What is required: Reproduce all the material exactly, minus any pictures it holds.

Information provided:

"""

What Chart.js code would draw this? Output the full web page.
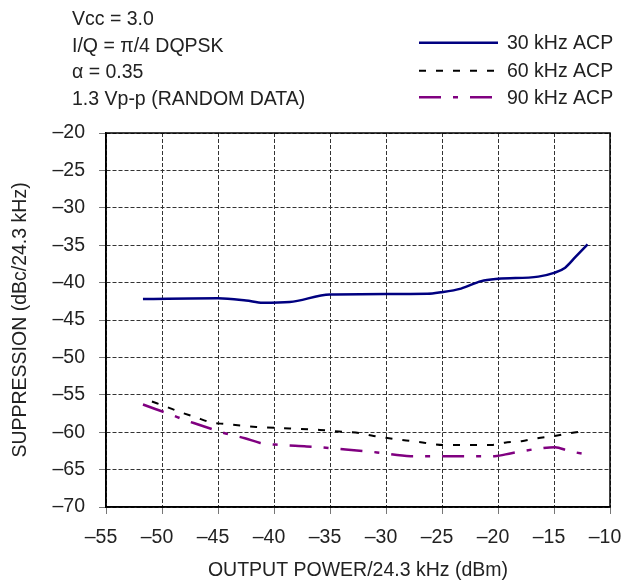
<!DOCTYPE html>
<html>
<head>
<meta charset="utf-8">
<script src="https://cdn.jsdelivr.net/npm/chart.js@4/dist/chart.umd.min.js"></script>
<style>
  body { margin: 0; background: #fff; }
  #wrap { position: relative; width: 621px; height: 584px; }
  #notes { position: absolute; left: 72px; top: 5px; font: 19.5px "Liberation Sans", Arial, sans-serif; color: #222; line-height: 26.5px; }
</style>
</head>
<body>
<div id="wrap">
  <canvas id="chart" width="621" height="584"></canvas>
  <div id="notes">
    <div>Vcc = 3.0</div>
    <div>I/Q = π/4 DQPSK</div>
    <div>α = 0.35</div>
    <div>1.3 Vp-p (RANDOM DATA)</div>
  </div>
</div>
<script>
// 30 kHz ACP
const acp30X = [-51.7, -45.0, -42.5, -41.0, -38.6, -35.0, -26.3, -25.1, -23.3, -21.5, -20.0, -16.4, -15.0, -14.0, -13.1, -12.0];
const acp30Y = [-42.2, -42.1, -42.4, -42.7, -42.6, -41.6, -41.5, -41.3, -40.8, -39.8, -39.5, -39.2, -38.7, -38.0, -36.6, -34.9];
// 60 kHz ACP
const acp60X = [-50.9, -49.6, -48.4, -47.0, -45.6, -44.4, -41.6, -38.6, -35.9, -34.2, -32.4, -31.1, -28.2, -26.6, -24.9, -20.6, -19.4, -17.9, -16.5, -15.0, -13.5, -12.0];
const acp60Y = [-55.9, -56.6, -57.3, -58.0, -58.7, -58.9, -59.3, -59.5, -59.7, -59.9, -60.1, -60.5, -61.1, -61.4, -61.7, -61.7, -61.4, -61.2, -60.8, -60.5, -60.1, -59.8];
// 90 kHz ACP
const acp90X = [-51.7, -50.6, -49.1, -48.1, -46.7, -44.9, -44.0, -42.6, -41.3, -39.5, -37.1, -33.6, -30.8, -27.8, -24.5, -20.3, -18.8, -16.4, -14.9, -13.7, -12.0];
const acp90Y = [-56.3, -56.9, -57.7, -58.3, -59.0, -59.9, -60.3, -60.8, -61.4, -61.7, -61.9, -62.3, -62.7, -63.2, -63.2, -63.2, -62.8, -62.2, -62.0, -62.5, -63.0];

const seriesNames = ["30 kHz ACP", "60 kHz ACP", "90 kHz ACP"];
const xTitle = "OUTPUT POWER/24.3 kHz (dBm)";
const yTitle = "SUPPRESSION (dBc/24.3 kHz)";

const FONT = "Liberation Sans, Arial, sans-serif";
const pts = (xs, ys) => xs.map((x, i) => ({ x: x, y: ys[i] }));
const dash = v => String(v).replace("-", "\u2013");

// frame round the plot + legend in the upper right
const extras = {
  id: "extras",
  afterDraw(chart) {
    const { ctx, chartArea: a } = chart;
    ctx.save();
    ctx.strokeStyle = "#000";
    ctx.lineWidth = 1.5;
    ctx.setLineDash([]);
    ctx.strokeRect(a.left, a.top, a.right - a.left, a.bottom - a.top);

    const rows = [42.7, 70.7, 97.3];
    chart.data.datasets.forEach((ds, i) => {
      ctx.strokeStyle = ds.borderColor;
      ctx.lineWidth = ds.borderWidth;
      ctx.setLineDash(ds.borderDash || []);
      ctx.beginPath();
      ctx.moveTo(419, rows[i]);
      ctx.lineTo(498, rows[i]);
      ctx.stroke();
      ctx.setLineDash([]);
      ctx.fillStyle = "#222";
      ctx.font = "19.5px " + FONT;
      ctx.textBaseline = "middle";
      ctx.fillText(ds.label, 507, rows[i] + 1);
    });
    ctx.restore();
  }
};

new Chart(document.getElementById("chart"), {
  type: "line",
  data: {
    datasets: [
      { label: seriesNames[0], data: pts(acp30X, acp30Y), borderColor: "#000080", borderWidth: 2.5 },
      { label: seriesNames[1], data: pts(acp60X, acp60Y), borderColor: "#000000", borderWidth: 2, borderDash: [7, 10] },
      { label: seriesNames[2], data: pts(acp90X, acp90Y), borderColor: "#800080", borderWidth: 2.5, borderDash: [22, 12, 5, 12] }
    ]
  },
  options: {
    responsive: false,
    animation: false,
    layout: { padding: { top: 133, right: 11, left: 0, bottom: 0 } },
    elements: {
      point: { radius: 0 },
      line: { cubicInterpolationMode: "monotone", fill: false }
    },
    plugins: { legend: { display: false }, tooltip: { enabled: false } },
    scales: {
      x: {
        type: "linear",
        min: -55, max: -10,
        afterFit: s => { s.height = 77; s.paddingLeft = 0; s.paddingRight = 0; },
        ticks: { stepSize: 5, padding: 12, labelOffset: -5, color: "#222", font: { family: FONT, size: 19.5 }, callback: dash, maxRotation: 0 },
        grid: { color: "#333", lineWidth: 1, tickLength: 7, tickColor: "#777" },
        border: { color: "#000", width: 1.5, dash: [4, 2] },
        title: { display: true, text: xTitle, color: "#222", font: { family: FONT, size: 19.5 }, padding: { top: 0, bottom: 2 } }
      },
      y: {
        min: -70, max: -20,
        afterFit: s => { s.width = 106; },
        ticks: { stepSize: 5, padding: 14, color: "#222", font: { family: FONT, size: 19.5 }, callback: dash },
        grid: { color: "#333", lineWidth: 1, tickLength: 7, tickColor: "#777" },
        border: { color: "#000", width: 1.5, dash: [4, 2] },
        title: { display: true, text: yTitle, color: "#222", font: { family: FONT, size: 19.5 }, padding: { top: 9, bottom: 0 } }
      }
    }
  },
  plugins: [extras]
});
</script>
</body>
</html>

"""

Answer to this problem:
What Chart.js code would draw this? Output the full web page.
<!DOCTYPE html>
<html>
<head>
<meta charset="utf-8">
<script src="https://cdn.jsdelivr.net/npm/chart.js@4/dist/chart.umd.min.js"></script>
<style>
  body { margin: 0; background: #fff; }
  #wrap { position: relative; width: 621px; height: 584px; }
  #notes { position: absolute; left: 72px; top: 5px; font: 19.5px "Liberation Sans", Arial, sans-serif; color: #222; line-height: 26.5px; }
</style>
</head>
<body>
<div id="wrap">
  <canvas id="chart" width="621" height="584"></canvas>
  <div id="notes">
    <div>Vcc = 3.0</div>
    <div>I/Q = π/4 DQPSK</div>
    <div>α = 0.35</div>
    <div>1.3 Vp-p (RANDOM DATA)</div>
  </div>
</div>
<script>
// 30 kHz ACP
const acp30X = [-51.7, -45.0, -42.5, -41.0, -38.6, -35.0, -26.3, -25.1, -23.3, -21.5, -20.0, -16.4, -15.0, -14.0, -13.1, -12.0];
const acp30Y = [-42.2, -42.1, -42.4, -42.7, -42.6, -41.6, -41.5, -41.3, -40.8, -39.8, -39.5, -39.2, -38.7, -38.0, -36.6, -34.9];
// 60 kHz ACP
const acp60X = [-50.9, -49.6, -48.4, -47.0, -45.6, -44.4, -41.6, -38.6, -35.9, -34.2, -32.4, -31.1, -28.2, -26.6, -24.9, -20.6, -19.4, -17.9, -16.5, -15.0, -13.5, -12.0];
const acp60Y = [-55.9, -56.6, -57.3, -58.0, -58.7, -58.9, -59.3, -59.5, -59.7, -59.9, -60.1, -60.5, -61.1, -61.4, -61.7, -61.7, -61.4, -61.2, -60.8, -60.5, -60.1, -59.8];
// 90 kHz ACP
const acp90X = [-51.7, -50.6, -49.1, -48.1, -46.7, -44.9, -44.0, -42.6, -41.3, -39.5, -37.1, -33.6, -30.8, -27.8, -24.5, -20.3, -18.8, -16.4, -14.9, -13.7, -12.0];
const acp90Y = [-56.3, -56.9, -57.7, -58.3, -59.0, -59.9, -60.3, -60.8, -61.4, -61.7, -61.9, -62.3, -62.7, -63.2, -63.2, -63.2, -62.8, -62.2, -62.0, -62.5, -63.0];

const seriesNames = ["30 kHz ACP", "60 kHz ACP", "90 kHz ACP"];
const xTitle = "OUTPUT POWER/24.3 kHz (dBm)";
const yTitle = "SUPPRESSION (dBc/24.3 kHz)";

const FONT = "Liberation Sans, Arial, sans-serif";
const pts = (xs, ys) => xs.map((x, i) => ({ x: x, y: ys[i] }));
const dash = v => String(v).replace("-", "\u2013");

// frame round the plot + legend in the upper right
const extras = {
  id: "extras",
  afterDraw(chart) {
    const { ctx, chartArea: a } = chart;
    ctx.save();
    ctx.strokeStyle = "#000";
    ctx.lineWidth = 1.5;
    ctx.setLineDash([]);
    ctx.strokeRect(a.left, a.top, a.right - a.left, a.bottom - a.top);

    const rows = [42.7, 70.7, 97.3];
    chart.data.datasets.forEach((ds, i) => {
      ctx.strokeStyle = ds.borderColor;
      ctx.lineWidth = ds.borderWidth;
      ctx.setLineDash(ds.borderDash || []);
      ctx.beginPath();
      ctx.moveTo(419, rows[i]);
      ctx.lineTo(498, rows[i]);
      ctx.stroke();
      ctx.setLineDash([]);
      ctx.fillStyle = "#222";
      ctx.font = "19.5px " + FONT;
      ctx.textBaseline = "middle";
      ctx.fillText(ds.label, 507, rows[i] + 1);
    });
    ctx.restore();
  }
};

new Chart(document.getElementById("chart"), {
  type: "line",
  data: {
    datasets: [
      { label: seriesNames[0], data: pts(acp30X, acp30Y), borderColor: "#000080", borderWidth: 2.5 },
      { label: seriesNames[1], data: pts(acp60X, acp60Y), borderColor: "#000000", borderWidth: 2, borderDash: [7, 10] },
      { label: seriesNames[2], data: pts(acp90X, acp90Y), borderColor: "#800080", borderWidth: 2.5, borderDash: [22, 12, 5, 12] }
    ]
  },
  options: {
    responsive: false,
    animation: false,
    layout: { padding: { top: 133, right: 11, left: 0, bottom: 0 } },
    elements: {
      point: { radius: 0 },
      line: { cubicInterpolationMode: "monotone", fill: false }
    },
    plugins: { legend: { display: false }, tooltip: { enabled: false } },
    scales: {
      x: {
        type: "linear",
        min: -55, max: -10,
        afterFit: s => { s.height = 77; s.paddingLeft = 0; s.paddingRight = 0; },
        ticks: { stepSize: 5, padding: 12, labelOffset: -5, color: "#222", font: { family: FONT, size: 19.5 }, callback: dash, maxRotation: 0 },
        grid: { color: "#333", lineWidth: 1, tickLength: 7, tickColor: "#777" },
        border: { color: "#000", width: 1.5, dash: [4, 2] },
        title: { display: true, text: xTitle, color: "#222", font: { family: FONT, size: 19.5 }, padding: { top: 0, bottom: 2 } }
      },
      y: {
        min: -70, max: -20,
        afterFit: s => { s.width = 106; },
        ticks: { stepSize: 5, padding: 14, color: "#222", font: { family: FONT, size: 19.5 }, callback: dash },
        grid: { color: "#333", lineWidth: 1, tickLength: 7, tickColor: "#777" },
        border: { color: "#000", width: 1.5, dash: [4, 2] },
        title: { display: true, text: yTitle, color: "#222", font: { family: FONT, size: 19.5 }, padding: { top: 9, bottom: 0 } }
      }
    }
  },
  plugins: [extras]
});
</script>
</body>
</html>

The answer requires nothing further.